Spielberg is often criticized for being afraid of “darkness,” but his work is actually shot through with an enormous amount of cruelty; there's nothing light about the way he works his characters over, both mentally and physically. The softness lies in his instinctive rejection of intellectual complexity. This is obvious in Catch Me If You Can, which is so busy portraying Frank as a sympathetic rogue that it doesn't bother to show the suffering he causes his victims; in fact, his deceived fiance is depicted so comically that we don't really care about her pain. Rather than illuminate how his identity-swapping hero is both a charmer and a narcissistic monster (as Wendell Harris did in his neglected 1990 Sundance winner Chameleon Street), Spielberg lets us off the hook. We get to enjoy Frank's actions without registering their cost to anyone but Frank.

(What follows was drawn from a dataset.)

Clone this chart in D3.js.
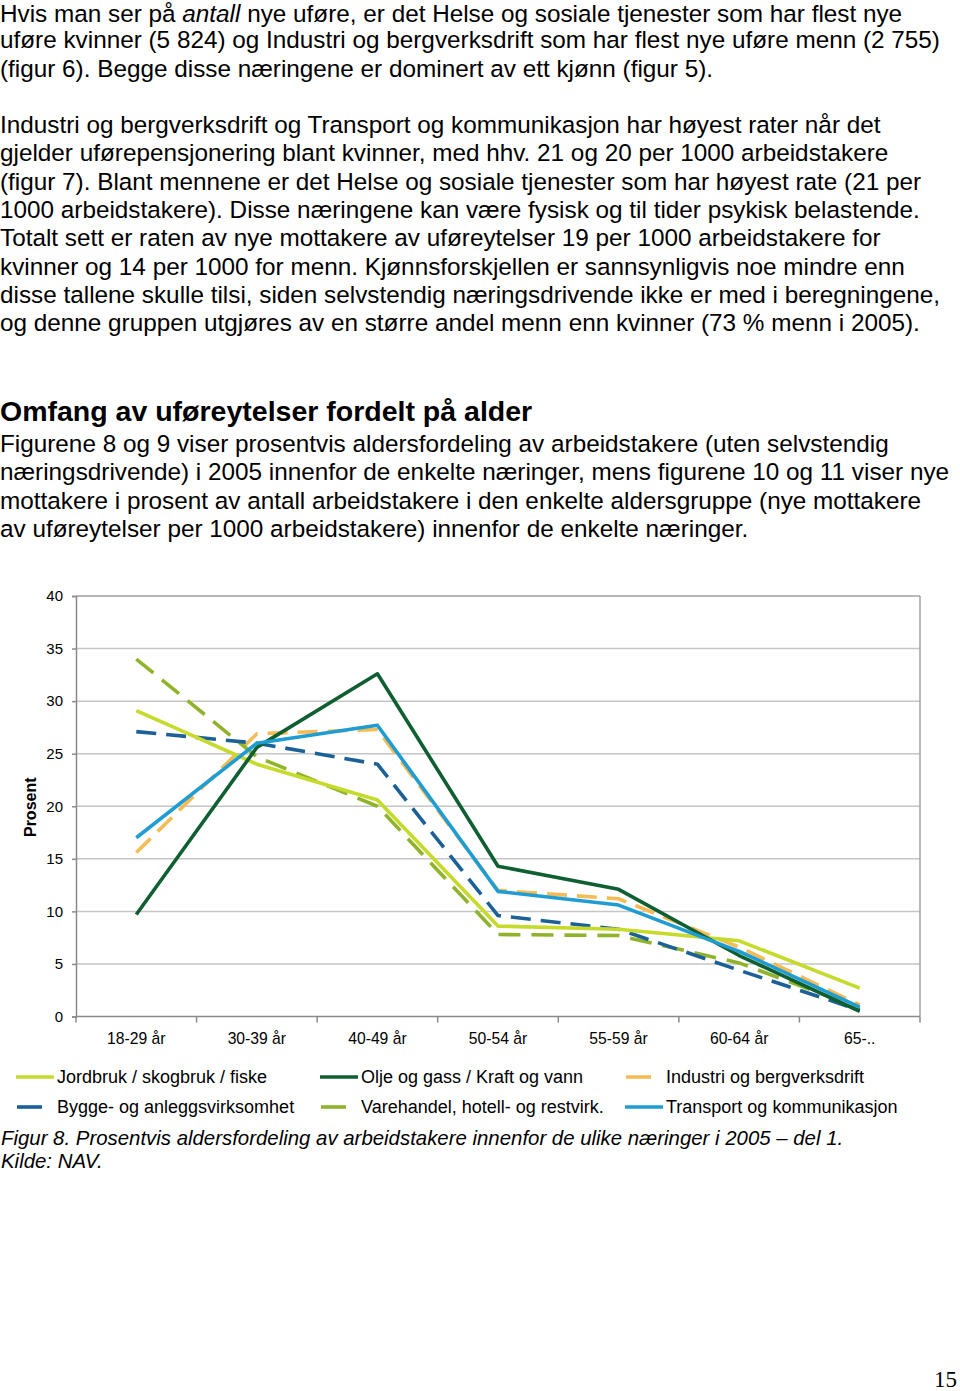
<!DOCTYPE html>
<html><head><meta charset="utf-8">
<script src="https://cdn.jsdelivr.net/npm/d3@7"></script>
<style>
html,body{margin:0;padding:0;background:#fff;}
svg{display:block;}
text{font-family:"Liberation Sans",Arial,Helvetica,sans-serif;}
</style></head>
<body>
<svg id="page" width="960" height="1391"></svg>
<script>
// ---------- DATA ----------
const categories = ["18-29 år","30-39 år","40-49 år","50-54 år","55-59 år","60-64 år","65-.."];
const yTicks = [0,5,10,15,20,25,30,35,40];
const seriesNames = ["Jordbruk / skogbruk / fiske","Olje og gass / Kraft og vann","Industri og bergverksdrift",
  "Bygge- og anleggsvirksomhet","Varehandel, hotell- og restvirk.","Transport og kommunikasjon"];
const jordbruk   = [29.1, 24.0, 20.6, 8.6, 8.3, 7.2, 2.7];
const oljeGass   = [9.7, 25.6, 32.6, 14.3, 12.1, 5.8, 0.5];
const industri   = [15.6, 26.9, 27.3, 12.0, 11.2, 6.6, 1.1];
const bygge      = [27.1, 26.0, 24.0, 9.6, 8.3, 4.4, 0.6];
const varehandel = [34.0, 24.7, 20.0, 7.8, 7.7, 5.1, 0.8];
const transport  = [17.0, 26.0, 27.7, 11.9, 10.6, 6.2, 0.9];

const paragraph1 = [
  [["Hvis man ser på ",false],["antall",true],[" nye uføre, er det Helse og sosiale tjenester som har flest nye",false]],
  [["uføre kvinner (5 824) og Industri og bergverksdrift som har flest nye uføre menn (2 755)",false]],
  [["(figur 6). Begge disse næringene er dominert av ett kjønn (figur 5).",false]]
];
const paragraph2 = [
  "Industri og bergverksdrift og Transport og kommunikasjon har høyest rater når det",
  "gjelder uførepensjonering blant kvinner, med hhv. 21 og 20 per 1000 arbeidstakere",
  "(figur 7). Blant mennene er det Helse og sosiale tjenester som har høyest rate (21 per",
  "1000 arbeidstakere). Disse næringene kan være fysisk og til tider psykisk belastende.",
  "Totalt sett er raten av nye mottakere av uføreytelser 19 per 1000 arbeidstakere for",
  "kvinner og 14 per 1000 for menn. Kjønnsforskjellen er sannsynligvis noe mindre enn",
  "disse tallene skulle tilsi, siden selvstendig næringsdrivende ikke er med i beregningene,",
  "og denne gruppen utgjøres av en større andel menn enn kvinner (73 % menn i 2005)."
];
const heading = "Omfang av uføreytelser fordelt på alder";
const paragraph3 = [
  "Figurene 8 og 9 viser prosentvis aldersfordeling av arbeidstakere (uten selvstendig",
  "næringsdrivende) i 2005 innenfor de enkelte næringer, mens figurene 10 og 11 viser nye",
  "mottakere i prosent av antall arbeidstakere i den enkelte aldersgruppe (nye mottakere",
  "av uføreytelser per 1000 arbeidstakere) innenfor de enkelte næringer."
];
const caption = ["Figur 8. Prosentvis aldersfordeling av arbeidstakere innenfor de ulike næringer i 2005 – del 1.","Kilde: NAV."];
const yTitle = "Prosent";
const pageNo = "15";

// ---------- STYLES ----------
const seriesData = [jordbruk, oljeGass, industri, bygge, varehandel, transport];
const colors = ["#c6da2c","#0f5f32","#f5bb55","#1b6198","#8fb42c","#1f9dd3"];
const dashes = [null, null, "20,10", "20,10", "22,11", null];
const drawOrder = [2, 4, 3, 0, 1, 5];

const svg = d3.select("#page");
const bodySize = 24.3, lh = 28.3;

paragraph1.forEach((line,i)=>{
  const t = svg.append("text").attr("x",0).attr("y",i===0?22:20+i*lh).attr("font-size",bodySize).attr("fill","#000");
  line.forEach(([s,it])=>t.append("tspan").text(s).attr("font-style",it?"italic":"normal"));
});
paragraph2.forEach((s,i)=>{
  svg.append("text").attr("x",0).attr("y",133+i*lh).attr("font-size",bodySize).text(s);
});
svg.append("text").attr("x",0).attr("y",421).attr("font-size",28.5).attr("font-weight","bold").text(heading);
paragraph3.forEach((s,i)=>{
  svg.append("text").attr("x",0).attr("y",452+i*lh).attr("font-size",bodySize).text(s);
});

// ---------- CHART ----------
const pLeft=76, pRight=920, pTop=596, pBottom=1016.5;
const x = d3.scaleBand().domain(categories).range([pLeft,pRight]).padding(0);
const y = d3.scaleLinear().domain([0,40]).range([pBottom,pTop]);
const cx = c => x(c)+x.bandwidth()/2;

const g = svg.append("g");
g.selectAll("line.grid").data(yTicks.filter(d=>d>0)).enter().append("line")
  .attr("x1",pLeft).attr("x2",pRight).attr("y1",d=>y(d)).attr("y2",d=>y(d))
  .attr("stroke",d=>d===40?"#a0a0a0":"#c6c6c6").attr("stroke-width",1.5);
g.append("line").attr("x1",pRight).attr("x2",pRight).attr("y1",pTop).attr("y2",pBottom).attr("stroke","#a0a0a0").attr("stroke-width",1.5);

const yAxis = d3.axisLeft(y).tickValues(yTicks).tickSize(4).tickPadding(9);
const ya = g.append("g").attr("transform",`translate(${pLeft},0)`).call(yAxis);
ya.select(".domain").attr("stroke","#8a8a8a").attr("stroke-width",1.5);
ya.selectAll(".tick line").attr("stroke","#8a8a8a").attr("stroke-width",1.5);
ya.selectAll(".tick text").attr("font-size",15).attr("fill","#000").attr("font-family","Liberation Sans, Arial, sans-serif");

const xAxis = d3.axisBottom(x).tickSize(0).tickPadding(16);
const xa = g.append("g").attr("transform",`translate(0,${pBottom})`).call(xAxis);
xa.select(".domain").remove();
xa.selectAll(".tick text").attr("font-size",15.7).attr("fill","#000").attr("font-family","Liberation Sans, Arial, sans-serif");
g.append("line").attr("x1",pLeft).attr("x2",pRight).attr("y1",pBottom).attr("y2",pBottom).attr("stroke","#8a8a8a").attr("stroke-width",1.5);
const bounds = categories.map(c=>x(c)).concat([pRight]);
g.selectAll("line.xt").data(bounds).enter().append("line")
  .attr("x1",d=>d).attr("x2",d=>d).attr("y1",pBottom).attr("y2",pBottom+6)
  .attr("stroke","#8a8a8a").attr("stroke-width",1.5);

svg.append("text").attr("transform",`translate(36,${(pTop+pBottom)/2+1}) rotate(-90)`)
  .attr("text-anchor","middle").attr("font-size",16).attr("font-weight","bold").text(yTitle);

const lineGen = d3.line().x((d,i)=>cx(categories[i])).y(d=>y(d));
drawOrder.forEach(k=>{
  g.append("path").datum(seriesData[k]).attr("d",lineGen).attr("fill","none")
    .attr("stroke",colors[k]).attr("stroke-width",3.6)
    .attr("stroke-dasharray",dashes[k]).attr("stroke-linejoin","round");
});

const legPos = [[16,1077],[320,1077],[625,1077],[16,1107],[320,1107],[625,1107]];
seriesNames.forEach((nm,k)=>{
  const [lx,ly] = legPos[k];
  if(dashes[k]){
    g.append("line").attr("x1",lx+1).attr("x2",lx+26).attr("y1",ly).attr("y2",ly)
      .attr("stroke",colors[k]).attr("stroke-width",3.6);
  } else {
    g.append("line").attr("x1",lx).attr("x2",lx+38).attr("y1",ly).attr("y2",ly)
      .attr("stroke",colors[k]).attr("stroke-width",3.6);
  }
  g.append("text").attr("x",lx+41).attr("y",ly+6).attr("font-size",18).text(nm);
});

caption.forEach((s,i)=>{
  svg.append("text").attr("x",1).attr("y",1145+i*23).attr("font-size",20.4).attr("font-style","italic").text(s);
});
svg.append("text").attr("x",957).attr("y",1387).attr("text-anchor","end").attr("font-size",23)
  .style("font-family","'Liberation Serif', serif").text(pageNo);
</script>
</body></html>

The movie's palette is awash in blues, and for all Frank's globe-trotting brio, his emotions are tinged that melancholy color, too. As so often happens in Spielberg, the film's deepest core of feeling springs from the lost paradise of the nuclear family. Frank's whole life is an attempt to regain what's been lost—the family's big Cadillac, the house in New Rochelle, the mother who's moved on to another man, and, above all, the imaginary grandeur of a father who's been broken by the IRS. Spielberg is too dutiful ever to make anything purely as a lark, and like Road to Perdition, this is ultimately a saga about fathers and sons, although it tackles the subject far more touchingly than Sam Mendes' grandiose film (also from DreamWorks), which never stopped telling you that it was Very Important.

As Frank Sr., Christopher Walken has been asked, for the first time in years, to play a human being, and he delivers an elegantly poignant turn as a charismatic man with the soul of an artist—he'd rather cling to ebullient delusions than wallow in the sad failure that he knows is his destiny. Early on, he makes his son impersonate his chauffeur in an attempt to secure a bank loan, the kind of trick the kid admires and will later emulate to perfection. Frank Jr. adores his old man (in moments of deep emotion, he movingly calls him “Daddy”) and dreams of seeing him back on his pedestal. Yet such loyalties are never so simple. Frank is also drawn to that other father figure, dogged Carl Hanratty, whose most distinctive feature may be his fedora. Hanratty is all the things that Frank Sr. is not—dry, honest, unyielding, dull—but he's brought to life by Hanks, one of the rare superstars who still has the power to surprise us. His crafty line readings (in a strong Boston accent) and throwaway facial expressions make this boring FBI agent as enjoyable to watch as any con man.

Although it runs a quarter-hour too long—Spielberg himself can't escape treating his films as events—Catch Me If You Can is the director's lightest-hearted work since Raiders of the Lost Ark.And in recapturing an earlier sense of exuberance, it also marks the return from the living dead of Leonardo DiCaprio, who, before he washed up on The Beach as an international teen idol, was a screen actor to be reckoned with. A young-faced 28, he looks too old to be playing a 16-year-old kid, but what at first seems like miscasting eventually proves to be a smart choice, for part of Frank's success lies in looking older than he actually is. As an actor DiCaprio has long been known for his ardor, not to mention his tiresome self-seriousness, but working for Spielberg, he plays his scenes with a comic deftness I thought he didn't have in him. At once sweet and sly, naive and scheming, he makes Frank the most dashing teenage boy who ever flattered a girl in braces.